Die damit verbundene erhöhte Kreditvergabe, die in steigende Nachfrage und somit steigenden Preise mündet, führte dann eben zu einer anhaltenden Inflationsspirale.
Füllhorn
Die Inflationsspirale wird auch durch eine Politik des Füllhorns befeuert. Die Bevölkerung erhielt zuletzt –aus wahltaktischen Gründen - Energiehilfen in Milliardenhöhe.
Im Jänner wurden die Mindestlöhne um 55 Prozent erhöht und die Gehälter der Beamten um 30 Prozent.
Darüber hinaus hat sich laut IWF die Staatsverschuldung der Türkei in den vergangenen fünf Jahren mehr als vervierfacht - auf zuletzt rund 250 Milliarden Dollar.
In fünf Jahren könnte die Staatsverschuldung laut IWF Schulden bei 1,2 Billionen Dollar liegen, wenn sich nichts ändert.
Was aber dagegen tun? Die größte Herausforderung für die türkische Wirtschaft besteht laut Url darin, das Vertrauen in die Lira wiederherzustellen.Wegen des hohen Leistungsbilanzdefizits und der hohen Auslandsverschuldung sei das freilich nicht so einfach.
"Zinsen anheben"
Letztlich sieht der WIFO-Experte keinen anderen Ausweg als eine starke Anhebung der Leitzinsen bei gleichzeitiger Abwertung der Lira.

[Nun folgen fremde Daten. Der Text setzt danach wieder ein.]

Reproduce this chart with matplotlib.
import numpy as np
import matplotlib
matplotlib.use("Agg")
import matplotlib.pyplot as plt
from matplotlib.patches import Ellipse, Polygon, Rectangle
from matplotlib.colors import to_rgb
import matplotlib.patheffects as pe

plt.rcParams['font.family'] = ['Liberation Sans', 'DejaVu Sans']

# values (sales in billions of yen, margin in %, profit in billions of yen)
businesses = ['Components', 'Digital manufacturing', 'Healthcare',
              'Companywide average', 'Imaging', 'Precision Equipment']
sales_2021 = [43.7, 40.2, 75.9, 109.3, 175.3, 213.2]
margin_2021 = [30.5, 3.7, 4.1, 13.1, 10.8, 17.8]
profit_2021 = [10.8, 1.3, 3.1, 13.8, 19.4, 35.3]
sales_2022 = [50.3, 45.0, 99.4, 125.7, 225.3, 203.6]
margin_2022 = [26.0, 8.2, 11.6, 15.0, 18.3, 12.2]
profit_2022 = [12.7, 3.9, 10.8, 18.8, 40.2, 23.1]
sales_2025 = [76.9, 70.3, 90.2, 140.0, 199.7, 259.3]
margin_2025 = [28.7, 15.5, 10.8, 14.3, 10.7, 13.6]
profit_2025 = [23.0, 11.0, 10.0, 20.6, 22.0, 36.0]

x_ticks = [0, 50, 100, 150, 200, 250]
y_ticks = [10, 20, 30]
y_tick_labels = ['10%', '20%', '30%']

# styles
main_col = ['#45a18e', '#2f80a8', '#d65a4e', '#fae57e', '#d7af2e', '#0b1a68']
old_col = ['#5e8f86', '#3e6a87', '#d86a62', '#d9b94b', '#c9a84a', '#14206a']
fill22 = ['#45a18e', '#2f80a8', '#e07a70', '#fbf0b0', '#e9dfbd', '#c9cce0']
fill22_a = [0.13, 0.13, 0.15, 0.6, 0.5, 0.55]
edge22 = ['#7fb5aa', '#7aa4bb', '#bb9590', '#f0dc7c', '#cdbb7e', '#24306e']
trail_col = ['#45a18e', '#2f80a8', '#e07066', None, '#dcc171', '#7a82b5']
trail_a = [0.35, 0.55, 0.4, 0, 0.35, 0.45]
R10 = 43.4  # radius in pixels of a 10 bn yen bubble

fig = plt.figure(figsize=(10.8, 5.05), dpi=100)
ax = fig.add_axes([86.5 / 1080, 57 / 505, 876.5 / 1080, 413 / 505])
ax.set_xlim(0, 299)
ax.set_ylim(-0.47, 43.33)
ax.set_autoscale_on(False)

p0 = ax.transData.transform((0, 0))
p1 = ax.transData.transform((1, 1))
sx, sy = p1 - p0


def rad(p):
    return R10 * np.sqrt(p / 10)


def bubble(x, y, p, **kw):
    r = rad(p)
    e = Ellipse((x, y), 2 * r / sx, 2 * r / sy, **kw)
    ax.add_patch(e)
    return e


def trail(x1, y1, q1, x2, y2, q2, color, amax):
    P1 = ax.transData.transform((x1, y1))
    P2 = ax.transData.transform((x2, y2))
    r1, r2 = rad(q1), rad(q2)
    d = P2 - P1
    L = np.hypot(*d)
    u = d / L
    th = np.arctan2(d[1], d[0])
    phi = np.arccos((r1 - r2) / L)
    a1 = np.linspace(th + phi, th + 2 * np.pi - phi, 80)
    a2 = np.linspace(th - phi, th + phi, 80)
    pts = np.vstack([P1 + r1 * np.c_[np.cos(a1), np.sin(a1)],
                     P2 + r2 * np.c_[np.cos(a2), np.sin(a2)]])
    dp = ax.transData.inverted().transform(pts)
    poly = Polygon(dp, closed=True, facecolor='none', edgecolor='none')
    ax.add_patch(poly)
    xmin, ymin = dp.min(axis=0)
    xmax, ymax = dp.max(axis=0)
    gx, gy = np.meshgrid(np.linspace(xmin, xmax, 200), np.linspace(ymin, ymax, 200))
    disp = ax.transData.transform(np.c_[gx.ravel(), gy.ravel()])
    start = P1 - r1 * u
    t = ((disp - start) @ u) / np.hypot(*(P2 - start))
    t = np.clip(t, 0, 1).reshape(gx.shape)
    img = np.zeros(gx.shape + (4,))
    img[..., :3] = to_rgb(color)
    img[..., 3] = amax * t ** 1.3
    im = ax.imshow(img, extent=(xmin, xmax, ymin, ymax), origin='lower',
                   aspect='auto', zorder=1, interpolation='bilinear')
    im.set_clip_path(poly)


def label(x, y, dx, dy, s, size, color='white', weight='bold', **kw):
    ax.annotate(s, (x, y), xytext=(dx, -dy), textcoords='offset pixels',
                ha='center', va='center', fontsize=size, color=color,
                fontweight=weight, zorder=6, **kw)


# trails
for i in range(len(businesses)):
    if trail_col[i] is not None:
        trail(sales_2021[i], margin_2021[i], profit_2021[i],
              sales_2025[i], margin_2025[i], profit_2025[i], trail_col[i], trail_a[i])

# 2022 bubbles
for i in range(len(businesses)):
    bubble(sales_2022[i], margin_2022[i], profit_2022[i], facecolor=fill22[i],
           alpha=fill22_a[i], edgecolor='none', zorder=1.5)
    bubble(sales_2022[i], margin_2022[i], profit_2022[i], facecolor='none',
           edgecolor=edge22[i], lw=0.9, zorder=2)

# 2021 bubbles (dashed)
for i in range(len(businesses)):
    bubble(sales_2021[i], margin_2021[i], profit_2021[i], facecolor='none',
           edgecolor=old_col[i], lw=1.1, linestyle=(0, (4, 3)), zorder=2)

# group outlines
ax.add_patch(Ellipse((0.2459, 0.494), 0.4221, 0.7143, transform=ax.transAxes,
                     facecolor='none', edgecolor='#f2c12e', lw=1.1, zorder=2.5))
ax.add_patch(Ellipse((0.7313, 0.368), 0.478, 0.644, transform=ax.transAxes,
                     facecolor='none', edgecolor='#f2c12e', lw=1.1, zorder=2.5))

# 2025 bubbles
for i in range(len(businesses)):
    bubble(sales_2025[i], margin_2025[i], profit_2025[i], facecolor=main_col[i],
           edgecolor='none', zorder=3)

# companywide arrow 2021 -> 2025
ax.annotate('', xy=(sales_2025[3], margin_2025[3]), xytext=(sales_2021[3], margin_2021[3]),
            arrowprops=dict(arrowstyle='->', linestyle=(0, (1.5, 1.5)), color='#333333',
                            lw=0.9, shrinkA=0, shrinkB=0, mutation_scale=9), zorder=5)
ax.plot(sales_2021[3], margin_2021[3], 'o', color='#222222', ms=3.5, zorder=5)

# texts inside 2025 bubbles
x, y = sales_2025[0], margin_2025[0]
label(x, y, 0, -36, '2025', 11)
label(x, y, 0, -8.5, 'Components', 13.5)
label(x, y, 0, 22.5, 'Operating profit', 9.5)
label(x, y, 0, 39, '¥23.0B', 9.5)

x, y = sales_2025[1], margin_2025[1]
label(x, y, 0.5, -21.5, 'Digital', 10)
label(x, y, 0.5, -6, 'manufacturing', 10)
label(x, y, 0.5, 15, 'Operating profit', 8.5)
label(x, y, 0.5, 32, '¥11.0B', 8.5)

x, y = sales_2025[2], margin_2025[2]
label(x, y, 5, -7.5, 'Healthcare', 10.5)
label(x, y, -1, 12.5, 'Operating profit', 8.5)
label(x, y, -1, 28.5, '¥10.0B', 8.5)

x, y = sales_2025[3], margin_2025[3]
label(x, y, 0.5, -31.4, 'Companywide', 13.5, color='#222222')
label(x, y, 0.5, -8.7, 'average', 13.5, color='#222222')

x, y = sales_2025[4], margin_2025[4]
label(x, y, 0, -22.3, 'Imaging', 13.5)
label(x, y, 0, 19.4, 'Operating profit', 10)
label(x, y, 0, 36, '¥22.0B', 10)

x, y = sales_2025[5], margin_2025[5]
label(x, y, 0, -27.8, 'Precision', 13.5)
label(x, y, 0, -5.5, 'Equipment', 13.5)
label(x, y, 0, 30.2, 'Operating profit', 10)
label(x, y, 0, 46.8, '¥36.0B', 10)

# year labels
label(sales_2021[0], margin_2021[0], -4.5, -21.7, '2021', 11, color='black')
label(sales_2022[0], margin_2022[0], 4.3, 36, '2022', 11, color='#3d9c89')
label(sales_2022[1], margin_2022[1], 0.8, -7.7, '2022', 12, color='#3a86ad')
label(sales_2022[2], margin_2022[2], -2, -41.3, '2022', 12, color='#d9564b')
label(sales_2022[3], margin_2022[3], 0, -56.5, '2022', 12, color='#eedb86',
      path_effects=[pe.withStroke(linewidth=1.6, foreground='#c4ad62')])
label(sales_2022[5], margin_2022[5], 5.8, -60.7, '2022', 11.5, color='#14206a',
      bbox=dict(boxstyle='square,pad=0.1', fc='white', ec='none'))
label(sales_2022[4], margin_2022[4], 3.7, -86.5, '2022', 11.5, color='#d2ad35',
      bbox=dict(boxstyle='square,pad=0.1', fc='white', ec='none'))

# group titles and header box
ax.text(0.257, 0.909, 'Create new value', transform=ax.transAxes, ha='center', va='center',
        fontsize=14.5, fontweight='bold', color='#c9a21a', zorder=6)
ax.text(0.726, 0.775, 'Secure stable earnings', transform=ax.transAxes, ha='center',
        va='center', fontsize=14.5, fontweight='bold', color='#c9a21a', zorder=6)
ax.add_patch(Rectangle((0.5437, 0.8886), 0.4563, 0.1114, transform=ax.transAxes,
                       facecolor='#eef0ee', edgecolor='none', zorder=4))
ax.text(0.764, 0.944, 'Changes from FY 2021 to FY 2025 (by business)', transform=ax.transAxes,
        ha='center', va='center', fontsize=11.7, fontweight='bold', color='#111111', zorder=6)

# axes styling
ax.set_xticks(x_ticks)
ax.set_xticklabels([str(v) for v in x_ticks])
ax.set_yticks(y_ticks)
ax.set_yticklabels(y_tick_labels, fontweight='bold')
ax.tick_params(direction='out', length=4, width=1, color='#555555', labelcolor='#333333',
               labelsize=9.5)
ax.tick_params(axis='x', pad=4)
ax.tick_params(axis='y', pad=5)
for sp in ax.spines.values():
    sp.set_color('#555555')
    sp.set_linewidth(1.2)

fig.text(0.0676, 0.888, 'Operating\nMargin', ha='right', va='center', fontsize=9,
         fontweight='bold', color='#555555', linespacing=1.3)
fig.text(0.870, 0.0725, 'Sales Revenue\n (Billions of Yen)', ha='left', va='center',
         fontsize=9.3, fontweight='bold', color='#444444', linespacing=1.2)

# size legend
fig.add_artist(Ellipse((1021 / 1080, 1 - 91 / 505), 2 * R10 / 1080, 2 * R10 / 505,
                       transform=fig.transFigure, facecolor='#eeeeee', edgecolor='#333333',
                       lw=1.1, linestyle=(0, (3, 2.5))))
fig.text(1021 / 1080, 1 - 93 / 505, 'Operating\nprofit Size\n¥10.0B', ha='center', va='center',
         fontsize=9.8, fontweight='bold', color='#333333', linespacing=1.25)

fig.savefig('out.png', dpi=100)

Dabei müsse aber die Regierung der Zentralbank wieder Unabhängigkeit gewähren.
Paul McNamara, ein auf Schwellenländer spezialisierter Investmentdirektor beim Londoner Fondshaus GAM hat dazu in der Financial Times auch eine Meinung.
In der Türkei würde es „eine ganze Reihe von Kennwerten geben, die nicht stimmen“. Das wieder gerade zu biegen, werde „grotesk schwierig“ werden.
Sieht also nicht nach rascher Gesundung aus.